Further down, in the Twitter-specific section:

Also, when tweeting, remember that’s there a big difference between providing an observation (“I nearly bumped into Chris Matthews outside Penn Station”) and an opinion (“I nearly bumped into the loudmouthed and obnoxious Chris Matthews”).

And it gets even worse:

Do these guidelines apply just to AP employees who are journalists?

They apply to all employees, just as the Statement of News Values and Principles does. We cannot expect people outside the AP to know whether a posting on Facebook was made by someone who takes pictures, processes payroll checks or fixes satellite dishes. We all represent the AP, and we all must protect its reputation.

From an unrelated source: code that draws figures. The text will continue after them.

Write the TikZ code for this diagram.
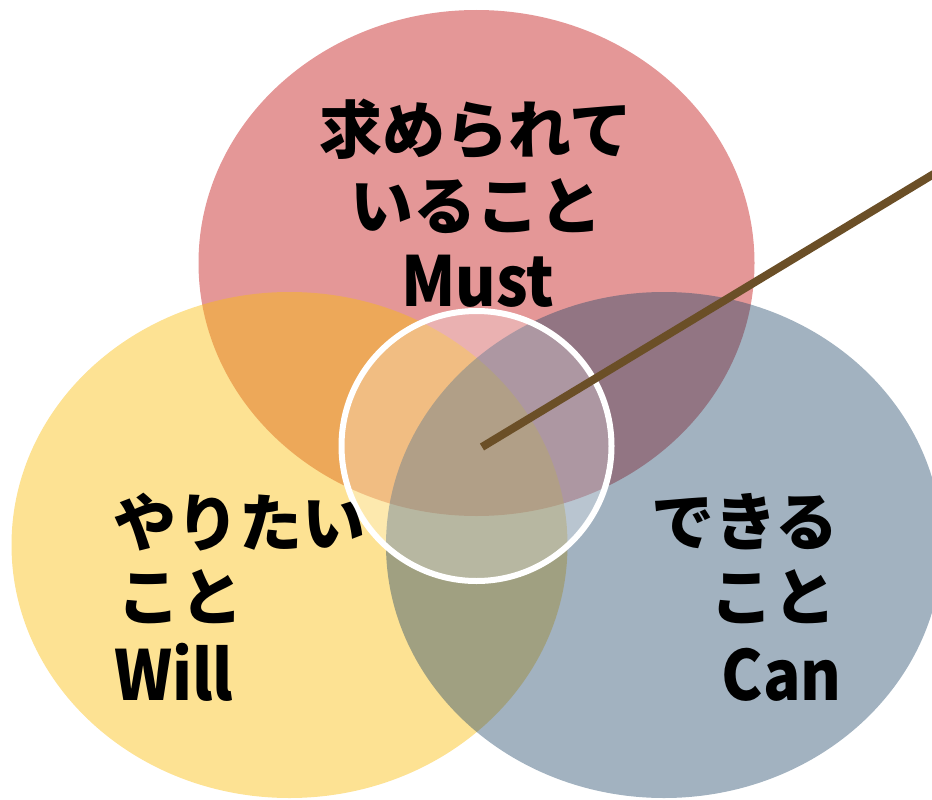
\documentclass[tikz,border=0pt]{standalone}
\usepackage{fontspec}
\newfontfamily\jpfont{Noto Sans CJK JP}
\newfontfamily\latinfont{Noto Sans CJK JP}[FakeStretch=0.9]
\definecolor{mustred}{RGB}{228,151,151}
\definecolor{willyellow}{RGB}{250,190,15}
\definecolor{canblue}{RGB}{33,71,105}
\definecolor{pinbrown}{RGB}{107,79,39}
\tikzset{
  jptext/.style={inner sep=0pt, font=\jpfont\bfseries\fontsize{63}{63}\selectfont, text=black},
  latintext/.style={inner sep=0pt, font=\latinfont\bfseries\fontsize{69}{69}\selectfont, text=black},
  pinline/.style={draw=pinbrown, line width=8pt, line cap=butt},
}
\begin{document}
\begin{tikzpicture}[x=1pt, y=-1pt]
\useasboundingbox (0,0) rectangle (932,800);
\clip (0,0) rectangle (932,800);
% circles
\fill[mustred] (476.5,263) ellipse [x radius=278pt, y radius=253pt];
\fill[willyellow, fill opacity=0.45] (289.5,545) ellipse [x radius=278pt, y radius=253pt];
\fill[canblue, fill opacity=0.42] (664,545) ellipse [x radius=278pt, y radius=253pt];
% core circle
\node[circle, draw=white, line width=6pt, fill=white, fill opacity=0.25, draw opacity=1, minimum size=270pt, inner sep=0pt] (core) at (476.5,446) {};
% pointer line
\coordinate (pin) at (482,447);
\coordinate (pinend) at (942,169);
\draw[pinline] (pin) -- (pinend);
% Must
\node[jptext, anchor=base] (must1) at (476,153) {求められて};
\node[jptext, anchor=base] (must2) at (476,229) {いること};
\node[latintext, anchor=base] (must3) at (478,306) {Must};
% Will
\node[jptext, anchor=base west] (will1) at (113,546) {やりたい};
\node[jptext, anchor=base west] (will2) at (117,620) {こと};
\node[latintext, anchor=base west] (will3) at (114,700) {Will};
% Can
\node[jptext, anchor=base east] (can1) at (839,545) {できる};
\node[jptext, anchor=base east] (can2) at (837,620) {こと};
\node[latintext, anchor=base east] (can3) at (842,700) {Can};
\end{tikzpicture}
\end{document}
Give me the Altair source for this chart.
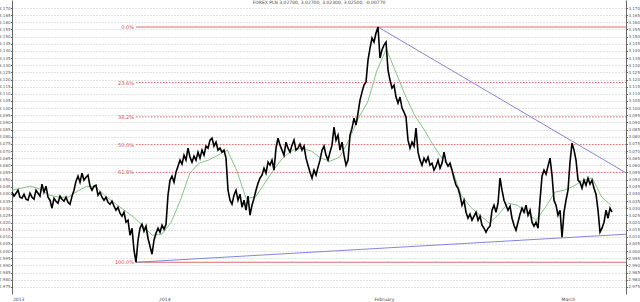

This edict is most troubling when combined with the fact that the Facebook terms of service only allow one account per user. If you maintain two identities, you run the risk of losing both of them. So it’s not like AP employees can make a “work account” and a “non-work account.” Facebook has this as a term of service for several reasons, the first being that it provides one easy way to clamp down on flagrant dishonesty.

I can see an issue if one heavily advertises that one works for the AP right before launching into a heavily political tirade, but this is different than expressing one’s political views outside of working hours under one’s own name.

To draw an analog, I avoid wearing my work uniform outside of work; I made it a point to bring a change of clothes when I played in my bar poker league after work, and would change out long before the game began. (I will concede that comfort was a contributing factor, but I probably would still have changed clothes even if it were not.)

It’s the same with the AP. There’s a difference between “on the clock” and “off the clock.” Within reason, “off the clock” conduct should be “off-limits” for company policies.